The final two things that I've started doing to hinder myself are that I'm drinking soda again (a habit I regained once I started school...which is pretty good considering my other drinking options on a University campus), and not journaling my food intake. In the beginning, I was incredibly on top of writing down my food. I would do it as soon as I'd had breakfast and I would decide at that point exactly what I would be eating for the entire day, both meals and snacks. Since I've been home on break , that's simply fallen away from me.
I'm preparing to return to school on Sunday, and so I've compiled a list of things that I need to work on:
-Take my vitamins DAILY
-Get back to the high protein plan
-Do away with the soda again, this time for good
-Resume food journaling
-Start utilizing the exercise facilities (this one I didn't talk about necessarily, but I worked out a few times this week and felt AMAZING about it, so it's a given.)

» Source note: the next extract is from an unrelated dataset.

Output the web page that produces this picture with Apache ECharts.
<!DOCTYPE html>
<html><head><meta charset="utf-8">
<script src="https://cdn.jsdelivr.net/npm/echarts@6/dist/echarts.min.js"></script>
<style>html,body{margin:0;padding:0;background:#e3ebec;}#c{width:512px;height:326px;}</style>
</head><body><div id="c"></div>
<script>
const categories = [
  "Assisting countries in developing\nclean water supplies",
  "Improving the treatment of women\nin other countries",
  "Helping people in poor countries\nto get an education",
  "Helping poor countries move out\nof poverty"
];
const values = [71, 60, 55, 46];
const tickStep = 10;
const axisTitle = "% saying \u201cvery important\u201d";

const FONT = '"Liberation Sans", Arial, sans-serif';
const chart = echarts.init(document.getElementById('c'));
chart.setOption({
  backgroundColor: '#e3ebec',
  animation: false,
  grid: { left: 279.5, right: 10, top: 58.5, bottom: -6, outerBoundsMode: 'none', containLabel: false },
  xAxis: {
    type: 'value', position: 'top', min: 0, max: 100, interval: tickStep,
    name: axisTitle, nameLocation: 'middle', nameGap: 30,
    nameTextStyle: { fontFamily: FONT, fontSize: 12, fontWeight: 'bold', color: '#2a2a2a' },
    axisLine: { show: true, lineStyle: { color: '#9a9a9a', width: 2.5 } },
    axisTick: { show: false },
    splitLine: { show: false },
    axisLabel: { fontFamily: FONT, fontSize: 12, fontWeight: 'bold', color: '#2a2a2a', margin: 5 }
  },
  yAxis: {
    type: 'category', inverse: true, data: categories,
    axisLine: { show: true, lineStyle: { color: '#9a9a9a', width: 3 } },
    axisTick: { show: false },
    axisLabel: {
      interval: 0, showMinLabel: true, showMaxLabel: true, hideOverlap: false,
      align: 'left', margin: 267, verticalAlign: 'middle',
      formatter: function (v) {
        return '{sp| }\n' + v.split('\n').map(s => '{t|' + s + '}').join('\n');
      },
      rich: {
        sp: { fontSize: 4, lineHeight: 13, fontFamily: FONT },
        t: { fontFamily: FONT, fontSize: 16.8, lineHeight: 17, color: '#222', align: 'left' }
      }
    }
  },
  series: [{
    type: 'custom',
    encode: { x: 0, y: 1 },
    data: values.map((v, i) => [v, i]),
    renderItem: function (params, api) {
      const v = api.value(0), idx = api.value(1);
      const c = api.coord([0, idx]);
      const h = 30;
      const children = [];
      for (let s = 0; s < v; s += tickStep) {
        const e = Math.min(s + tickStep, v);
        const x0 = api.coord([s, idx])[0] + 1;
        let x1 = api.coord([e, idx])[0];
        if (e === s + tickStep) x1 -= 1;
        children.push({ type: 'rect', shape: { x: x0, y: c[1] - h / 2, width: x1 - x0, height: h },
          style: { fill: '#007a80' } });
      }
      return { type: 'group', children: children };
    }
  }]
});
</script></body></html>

Until the next time, dearest readers, keep your fingers crossed for me as I go to the last weigh-in of winter break...I'm nervous.
Sunday, January 2, 2011
Motivation and Satisfaction Ramblings
In continuing with my "things I need to work on" 2011 edition, I would like to focus this post on the first of the two topics. If you haven't noticed, there is now a weight record on the right sidebar(over there-->). Now, I never intended for this to be a diet blog, but having seen the same thing on other blogs, I realized how ballsy it is to actually put that out there. Since it automatically seemed like something I would never do, I knew that I needed to.
In my HON100 class last semester, we were taught to focus on pushing ourselves to do things that we didn't think we could or that seemed out of the ordinary for us. Quite clearly, this lesson impacted me, because here I am a month later with a weight loss log posted on my blog for goodness knows who to see.
My reasoning behind this, however, is actually more based on motivating myself than following a lesson that I learned in school. I figure that if I put it out there and I'm uncomfortable with the numbers that my readers (if I even have any, which I certainly hope I do) see, then I need to work that much harder to make them go down. As I sat here tonight going through my printed log, I realized that I'm not actually that far from my first goal, but every time I take a step forward, I take a leap back. I'm never going to reach my goal that way, so I recognize that there are major things that I need to do to help myself.
This starts in the morning at precisely 7:00 am. I'm getting up and stretching myself out, walking on the Gazelle for ten minutes, then doing at least a half hour of Kinect Sports or Dance, ten more minutes on the Gazelle, and then more stretches.
I always tell myself that I need to start working out, and even when I had my gym membership last year, I somehow ended up with more excuses as to why I couldn't exercise than I'd ever think possible. For this reason, my motivation is that I can't read Dear John tomorrow unless I work out first. I'm sure that in time, I'll need more motivators, but for now I'll see how this works.
It's time to be happy and satisfied, dear readers. Along with being beautiful, remember that you are capable of achieving absolutely anything that you want out of life.